In [1]:
import os

In [2]:
path = 'C:\\Users\\raven\\AppData\\Local\\Packages\\PythonSoftwareFoundation.Python.3.7_qbz5n2kfra8p0\\LocalCache\\local-packages\\Python37\\site-packages'

In [3]:
os.chdir(path)

In [4]:
import torch
import torch.nn as nn
import torch.optim as optim
import random
import numpy as np
import gym
from collections import deque

In [5]:
class act_model(nn.Module):
    def __init__(self,inp,hidden,output):
        super(act_model, self).__init__()
        self.fc1 = nn.Linear(inp, hidden, bias=True)
        self.fc2 = nn.Linear(hidden, hidden, bias=True)
        self.fc3 = nn.Linear(hidden, output, bias=True)
        self.fc12 = nn.LeakyReLU()
        
        self.memory = deque(maxlen=200)
        
        self.gamma = .95
        self.epsilon = 1.0 #exploration rate
        self.epsilon_min = .001
        self.epsilon_decay = .995
        self.tau = .01
        
        self.mse = nn.MSELoss()
        self.optimizer = optim.Adam(self.parameters(),lr=.001)
        
    def action(self,state):
        #choose action with probability
        if(random.random() <= self.epsilon):
            return np.random.choice(out, 1)[0]
        else:
            q_values = self.forward(state)
            return np.argmax(q_values.detach().numpy())  #Q(s,a)
            
    def memorize(self,state,action,reward,next_state,done):
        self.memory.append((state,action,reward,next_state,done))
        
    def replay(self,batch_size,target_model):
        if(len(self.memory) < batch_size): return 0 
        minibatch = random.sample(self.memory,batch_size)
        for state,action,reward,next_state,done in minibatch:
            target = reward
            if not done:
                target_q_values = target_model.forward(next_state)
                primary_q_values = self.forward(next_state)
                
                max_target_action = np.argmax(target_q_values.detach().numpy())
                primary_q_value = primary_q_values[max_target_action]
                target_q_value = primary_q_values[max_target_action]
                
                min_action = min(primary_q_value,target_q_value)
                
                target = (reward + self.gamma*min_action)
                
            target_f = self.forward(state)
            target_f[action] = target
            target_g = self.forward(state)

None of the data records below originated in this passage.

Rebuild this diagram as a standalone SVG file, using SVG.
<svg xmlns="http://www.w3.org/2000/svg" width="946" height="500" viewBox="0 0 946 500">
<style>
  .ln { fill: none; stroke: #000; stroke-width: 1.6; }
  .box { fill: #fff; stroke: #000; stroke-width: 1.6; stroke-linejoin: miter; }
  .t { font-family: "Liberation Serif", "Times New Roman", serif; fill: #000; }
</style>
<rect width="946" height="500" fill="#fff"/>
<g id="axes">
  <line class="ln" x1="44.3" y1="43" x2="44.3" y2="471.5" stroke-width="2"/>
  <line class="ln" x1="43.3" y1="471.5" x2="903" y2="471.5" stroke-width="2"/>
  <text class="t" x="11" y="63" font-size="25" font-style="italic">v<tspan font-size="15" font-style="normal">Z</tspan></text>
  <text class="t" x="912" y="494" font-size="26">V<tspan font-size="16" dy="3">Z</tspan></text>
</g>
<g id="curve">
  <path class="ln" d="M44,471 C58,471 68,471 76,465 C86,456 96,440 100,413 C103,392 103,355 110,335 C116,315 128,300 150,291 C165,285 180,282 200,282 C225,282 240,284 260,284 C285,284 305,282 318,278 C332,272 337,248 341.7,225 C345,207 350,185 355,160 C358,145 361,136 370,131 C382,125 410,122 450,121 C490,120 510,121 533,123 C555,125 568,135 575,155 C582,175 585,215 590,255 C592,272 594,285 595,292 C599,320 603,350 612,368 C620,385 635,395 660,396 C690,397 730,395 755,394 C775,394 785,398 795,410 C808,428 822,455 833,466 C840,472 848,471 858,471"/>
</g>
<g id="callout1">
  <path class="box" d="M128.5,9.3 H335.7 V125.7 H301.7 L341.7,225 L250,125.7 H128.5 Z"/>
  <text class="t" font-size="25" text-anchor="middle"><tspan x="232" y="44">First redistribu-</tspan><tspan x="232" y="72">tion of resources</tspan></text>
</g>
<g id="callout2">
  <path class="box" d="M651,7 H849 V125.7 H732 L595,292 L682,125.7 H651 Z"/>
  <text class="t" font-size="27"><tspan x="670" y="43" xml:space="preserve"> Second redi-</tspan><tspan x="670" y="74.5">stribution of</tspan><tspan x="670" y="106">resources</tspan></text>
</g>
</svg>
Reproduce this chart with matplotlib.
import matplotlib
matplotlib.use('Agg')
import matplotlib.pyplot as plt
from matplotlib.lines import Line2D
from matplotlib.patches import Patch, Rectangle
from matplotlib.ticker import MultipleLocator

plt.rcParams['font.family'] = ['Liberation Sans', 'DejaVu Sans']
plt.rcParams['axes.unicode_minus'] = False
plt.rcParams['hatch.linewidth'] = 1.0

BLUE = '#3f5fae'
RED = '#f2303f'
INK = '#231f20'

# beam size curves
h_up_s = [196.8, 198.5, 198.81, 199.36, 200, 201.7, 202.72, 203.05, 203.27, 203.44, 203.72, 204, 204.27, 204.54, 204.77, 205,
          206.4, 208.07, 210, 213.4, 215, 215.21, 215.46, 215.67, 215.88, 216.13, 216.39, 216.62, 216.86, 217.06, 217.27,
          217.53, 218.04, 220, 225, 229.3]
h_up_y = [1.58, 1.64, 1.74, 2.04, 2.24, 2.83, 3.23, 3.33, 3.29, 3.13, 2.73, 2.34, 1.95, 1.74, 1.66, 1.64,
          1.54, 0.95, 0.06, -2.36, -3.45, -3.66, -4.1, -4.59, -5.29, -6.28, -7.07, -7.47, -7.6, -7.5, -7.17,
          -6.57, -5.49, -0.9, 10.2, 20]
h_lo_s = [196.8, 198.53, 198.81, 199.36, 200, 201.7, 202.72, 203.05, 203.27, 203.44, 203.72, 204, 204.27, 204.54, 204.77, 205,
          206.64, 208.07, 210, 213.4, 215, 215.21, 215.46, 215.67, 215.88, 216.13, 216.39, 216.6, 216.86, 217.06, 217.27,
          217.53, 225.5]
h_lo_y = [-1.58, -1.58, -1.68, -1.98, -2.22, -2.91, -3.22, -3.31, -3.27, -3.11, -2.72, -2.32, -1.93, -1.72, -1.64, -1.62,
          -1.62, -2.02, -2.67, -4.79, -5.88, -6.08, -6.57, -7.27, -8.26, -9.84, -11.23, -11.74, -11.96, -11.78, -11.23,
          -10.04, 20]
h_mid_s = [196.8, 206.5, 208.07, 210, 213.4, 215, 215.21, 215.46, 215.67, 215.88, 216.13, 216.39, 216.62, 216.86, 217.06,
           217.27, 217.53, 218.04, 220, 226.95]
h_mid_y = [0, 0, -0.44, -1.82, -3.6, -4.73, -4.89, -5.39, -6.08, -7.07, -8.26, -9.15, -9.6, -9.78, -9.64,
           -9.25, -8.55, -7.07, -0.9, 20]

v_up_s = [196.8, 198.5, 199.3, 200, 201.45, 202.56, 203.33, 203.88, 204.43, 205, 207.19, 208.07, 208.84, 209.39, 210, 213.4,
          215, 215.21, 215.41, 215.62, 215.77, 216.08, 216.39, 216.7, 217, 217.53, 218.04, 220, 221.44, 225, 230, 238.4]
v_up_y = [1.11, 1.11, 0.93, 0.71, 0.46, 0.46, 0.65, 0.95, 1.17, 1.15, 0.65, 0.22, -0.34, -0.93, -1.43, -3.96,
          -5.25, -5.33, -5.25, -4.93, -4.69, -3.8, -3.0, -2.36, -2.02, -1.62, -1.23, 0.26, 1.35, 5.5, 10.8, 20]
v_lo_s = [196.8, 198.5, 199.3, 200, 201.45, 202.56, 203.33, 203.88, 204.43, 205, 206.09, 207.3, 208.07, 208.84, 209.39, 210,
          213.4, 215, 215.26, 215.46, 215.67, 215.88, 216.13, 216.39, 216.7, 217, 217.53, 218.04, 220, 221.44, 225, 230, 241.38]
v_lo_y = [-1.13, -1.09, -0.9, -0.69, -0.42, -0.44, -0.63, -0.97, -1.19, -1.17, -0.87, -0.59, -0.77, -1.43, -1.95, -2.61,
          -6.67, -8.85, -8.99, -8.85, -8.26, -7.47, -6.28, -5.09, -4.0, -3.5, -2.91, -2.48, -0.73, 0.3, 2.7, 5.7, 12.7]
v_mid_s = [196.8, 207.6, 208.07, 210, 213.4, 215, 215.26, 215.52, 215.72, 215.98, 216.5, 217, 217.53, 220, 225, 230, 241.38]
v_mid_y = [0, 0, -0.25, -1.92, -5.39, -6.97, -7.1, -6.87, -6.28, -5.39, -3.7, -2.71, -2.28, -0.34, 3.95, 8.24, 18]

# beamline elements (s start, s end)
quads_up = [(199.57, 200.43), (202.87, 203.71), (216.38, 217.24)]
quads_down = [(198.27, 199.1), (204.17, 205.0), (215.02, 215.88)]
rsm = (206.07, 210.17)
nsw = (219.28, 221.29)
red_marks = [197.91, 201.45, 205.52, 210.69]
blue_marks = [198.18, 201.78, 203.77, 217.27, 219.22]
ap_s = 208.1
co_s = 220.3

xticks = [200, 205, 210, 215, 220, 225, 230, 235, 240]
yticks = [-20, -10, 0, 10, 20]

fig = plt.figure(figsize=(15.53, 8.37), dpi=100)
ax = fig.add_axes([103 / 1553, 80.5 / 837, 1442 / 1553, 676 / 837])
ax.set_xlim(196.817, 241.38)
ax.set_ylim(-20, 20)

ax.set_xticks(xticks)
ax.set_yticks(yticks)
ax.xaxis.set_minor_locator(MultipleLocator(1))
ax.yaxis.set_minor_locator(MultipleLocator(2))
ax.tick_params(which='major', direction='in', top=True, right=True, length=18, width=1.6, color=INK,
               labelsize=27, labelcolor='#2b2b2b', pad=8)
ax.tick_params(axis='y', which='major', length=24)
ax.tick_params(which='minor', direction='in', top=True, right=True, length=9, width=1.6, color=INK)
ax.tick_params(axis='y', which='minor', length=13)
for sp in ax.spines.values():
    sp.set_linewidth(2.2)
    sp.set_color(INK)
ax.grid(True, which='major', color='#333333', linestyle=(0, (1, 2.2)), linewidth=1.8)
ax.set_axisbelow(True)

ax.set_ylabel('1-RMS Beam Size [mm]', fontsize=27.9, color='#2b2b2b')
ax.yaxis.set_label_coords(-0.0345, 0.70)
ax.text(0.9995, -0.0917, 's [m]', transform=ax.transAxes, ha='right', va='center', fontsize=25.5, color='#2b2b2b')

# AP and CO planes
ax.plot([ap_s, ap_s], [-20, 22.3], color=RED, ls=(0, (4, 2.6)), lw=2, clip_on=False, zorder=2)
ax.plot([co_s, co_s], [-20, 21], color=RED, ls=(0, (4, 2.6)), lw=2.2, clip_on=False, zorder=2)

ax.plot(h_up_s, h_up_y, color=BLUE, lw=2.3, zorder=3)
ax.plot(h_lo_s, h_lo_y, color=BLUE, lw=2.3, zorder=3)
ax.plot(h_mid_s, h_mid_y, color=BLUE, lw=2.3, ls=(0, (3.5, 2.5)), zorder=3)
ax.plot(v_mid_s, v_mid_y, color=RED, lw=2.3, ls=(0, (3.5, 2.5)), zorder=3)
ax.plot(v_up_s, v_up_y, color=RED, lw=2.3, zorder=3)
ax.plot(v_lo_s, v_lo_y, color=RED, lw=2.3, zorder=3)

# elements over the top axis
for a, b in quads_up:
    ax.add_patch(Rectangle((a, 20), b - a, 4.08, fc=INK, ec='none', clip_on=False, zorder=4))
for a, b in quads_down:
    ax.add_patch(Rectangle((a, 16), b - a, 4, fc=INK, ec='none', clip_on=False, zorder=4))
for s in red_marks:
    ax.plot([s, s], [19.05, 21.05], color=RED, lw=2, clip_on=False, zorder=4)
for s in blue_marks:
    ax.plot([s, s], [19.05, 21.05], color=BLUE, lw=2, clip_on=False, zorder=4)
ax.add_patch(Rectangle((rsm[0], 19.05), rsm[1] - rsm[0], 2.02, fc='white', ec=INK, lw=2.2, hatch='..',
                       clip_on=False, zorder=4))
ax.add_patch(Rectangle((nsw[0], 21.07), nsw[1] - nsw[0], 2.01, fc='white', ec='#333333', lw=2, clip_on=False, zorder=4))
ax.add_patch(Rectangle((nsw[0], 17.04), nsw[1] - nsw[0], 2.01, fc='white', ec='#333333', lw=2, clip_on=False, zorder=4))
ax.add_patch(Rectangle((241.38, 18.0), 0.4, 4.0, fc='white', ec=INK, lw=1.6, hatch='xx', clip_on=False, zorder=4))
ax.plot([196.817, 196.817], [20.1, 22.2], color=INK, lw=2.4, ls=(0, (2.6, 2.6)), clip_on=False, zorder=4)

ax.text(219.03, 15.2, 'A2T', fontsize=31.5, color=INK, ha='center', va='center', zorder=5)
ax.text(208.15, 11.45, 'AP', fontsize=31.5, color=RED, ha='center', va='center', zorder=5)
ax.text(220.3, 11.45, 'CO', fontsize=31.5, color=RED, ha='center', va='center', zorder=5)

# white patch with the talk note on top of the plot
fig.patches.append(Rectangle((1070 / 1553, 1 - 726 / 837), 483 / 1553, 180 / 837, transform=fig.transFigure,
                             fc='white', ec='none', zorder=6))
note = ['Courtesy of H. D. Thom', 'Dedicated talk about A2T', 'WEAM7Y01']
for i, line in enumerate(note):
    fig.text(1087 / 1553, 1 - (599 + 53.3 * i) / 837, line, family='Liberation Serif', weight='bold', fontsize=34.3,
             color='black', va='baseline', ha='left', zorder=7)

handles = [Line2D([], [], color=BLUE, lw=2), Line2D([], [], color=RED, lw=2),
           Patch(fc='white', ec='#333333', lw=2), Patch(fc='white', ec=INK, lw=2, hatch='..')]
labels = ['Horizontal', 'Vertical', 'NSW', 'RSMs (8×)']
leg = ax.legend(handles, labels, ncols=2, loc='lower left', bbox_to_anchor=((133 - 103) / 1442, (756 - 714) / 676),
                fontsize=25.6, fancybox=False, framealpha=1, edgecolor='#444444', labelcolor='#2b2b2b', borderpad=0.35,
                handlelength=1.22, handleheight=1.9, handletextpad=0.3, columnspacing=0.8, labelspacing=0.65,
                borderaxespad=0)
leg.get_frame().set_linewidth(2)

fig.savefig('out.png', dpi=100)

            self.zero_grad()
            self.optimizer.zero_grad()
            
            loss = self.mse(target_g,target_f)
            loss.backward(retain_graph=True)
            self.optimizer.step() 
        
            # target network update
            for target_param, param in zip(target_model.parameters(), self.parameters()):
                target_param.data.copy_(self.tau * param + (1 - self.tau) * target_param)
        
        if self.epsilon > self.epsilon_min:
            self.epsilon *= self.epsilon_decay
            
    def load(self,PATH):
        torch.save(self, PATH)

    def save(self,PATH):
        model = torch.load(PATH)
        return model
        
    def forward(self,x):
        out = self.fc12(self.fc1(x))
        out = self.fc12(self.fc2(out))
        out = self.fc3(out)
        
        return out

In [6]:
inp = 4
hid = 24
out = 2
primary_model = act_model(inp,hid,out)
target_model = act_model(inp,hid,out)

env = gym.make('CartPole-v0')
epochs = 2000
batch_size = 50

for epoch in range(epochs):
    state = env.reset()
    for t in range(200):
        state = torch.FloatTensor(state)
        action = primary_model.action(state)
        next_state, reward, done, info = env.step(action)
        reward = reward if not done else -10
        
        next_state = torch.FloatTensor(next_state)
        primary_model.memorize(state,action,reward,next_state,done)
        state = next_state
        
        primary_model.replay(batch_size,target_model)

        if done:
            print("episode: {}/{}, score: {}, e: {:.2}"
                  .format(epoch, epochs, t, primary_model.epsilon))
            break   
env.close()

episode: 1/2000, score: 163, e: 0.21
episode: 2/2000, score: 189, e: 0.08
episode: 4/2000, score: 154, e: 0.013
episode: 6/2000, score: 99, e: 0.003
episode: 8/2000, score: 105, e: 0.001
episode: 9/2000, score: 107, e: 0.001
episode: 11/2000, score: 102, e: 0.001
episode: 12/2000, score: 176, e: 0.001
episode: 13/2000, score: 170, e: 0.001
episode: 14/2000, score: 95, e: 0.001
episode: 16/2000, score: 87, e: 0.001
episode: 18/2000, score: 122, e: 0.001
episode: 19/2000, score: 141, e: 0.001
episode: 21/2000, score: 125, e: 0.001
episode: 23/2000, score: 103, e: 0.001
episode: 25/2000, score: 85, e: 0.001
episode: 26/2000, score: 116, e: 0.001
episode: 27/2000, score: 128, e: 0.001
episode: 28/2000, score: 152, e: 0.001
episode: 29/2000, score: 115, e: 0.001
episode: 30/2000, score: 122, e: 0.001
episode: 32/2000, score: 117, e: 0.001
episode: 34/2000, score: 96, e: 0.001


KeyboardInterrupt: